Have ready: Data on customer retention, switching costs, competitive differentiation durability.

"94% annual retention. Average customer has 8 integrations with our platform—high switching cost. 68% of customers say they'd find it 'very difficult' to switch based on recent survey. Competitive advantage is sticky."

Question 3: "What would it take for Competitor X to beat us?"

Have ready: Honest assessment of what would threaten your position.

"They'd need to match our implementation speed (currently 6 weeks vs. their 4 months) and build comparable workflow automation. That's 12-18 month product investment for them. More realistic threat: They focus on enterprise where we're weak and ignore mid-market where we're strong."

Question 4: "Should we worry about new entrant Competitor Z?"

Have ready: Data on their traction and whether they're actually affecting your business.

"They've signed 8 customers in 3 months vs. our 200+ in segment. Their pricing is 40% lower but they lack key capabilities. We're monitoring but no material impact on our win rates yet. Becomes a threat if they close gaps and maintain price advantage."

The pattern: Boards ask strategic questions. Have data-backed answers ready, but don't pre-empt by including everything in the deck.

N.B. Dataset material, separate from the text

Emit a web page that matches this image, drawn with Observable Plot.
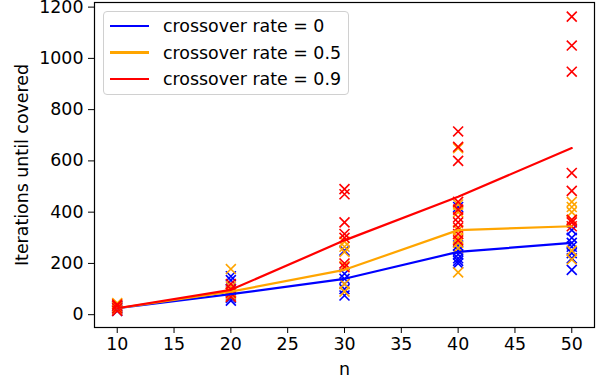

When to Update Competitive Board Sections

Standard board decks: Quarterly

Update required if:

  • Major competitor funding announcement ($25M+)
  • Significant competitor product launch or acquisition
  • Material shift in competitive win rates (5+ points)
  • New competitor enters market with substantial backing
  • Major customer loss to specific competitor

Example of when to send competitive update between board meetings:

"Competitive Alert: Competitor X announced $50M Series C and acquisition of Company Y. This positions them to address integration gap we've used as primary differentiator. Immediate impact: 2 active deals put on hold to evaluate Competitor X's new capabilities. Updating board on mitigation strategy—full details in next board meeting."

Boards appreciate proactive updates on material competitive changes, not waiting for quarterly meetings.

The Uncomfortable Truth About Board Competitive Sections

Most PMMs want to showcase deep competitive knowledge in board decks: "Look how thoroughly I understand the competitive landscape!"

Boards don't care how much you know—they care about three things:

  1. Are we winning or losing?
  2. What threats could hurt valuation?
  3. What's our response plan?

The PMMs who build board credibility: Present 2-3 slides that answer those questions directly.

The PMMs who lose board credibility: Present 6-8 slides of comprehensive competitive analysis that doesn't inform strategy.

I learned this the hard way. My six-slide comprehensive competitive analysis got cut to two slides. Those two slides had more impact than my original six because they focused on strategic questions boards actually care about.

The board deck competitive section framework:

Slide 1: Competitive Performance Trends

  • Win rate trends
  • Key competitive metrics
  • Strategic assessment

Slide 2: Competitive Threats & Mitigation

  • Top 3 threats
  • Impact assessment
  • Mitigation plans

Slide 3 (Optional): Major Competitive Movement

  • Only if something board-worthy happened
  • Impact + response plan

Total: 2-3 slides maximum.

That's all boards need to understand competitive dynamics and make strategic decisions.

More slides dilute focus. Fewer slides might miss critical risks.

Two to three slides is the sweet spot for board-level competitive intelligence.

Present competitive intelligence this way, and boards see you as a strategic advisor who understands what matters for valuation and business strategy.

That's when you become a go-to resource boards actively consult, not just a PMM reporting competitive data.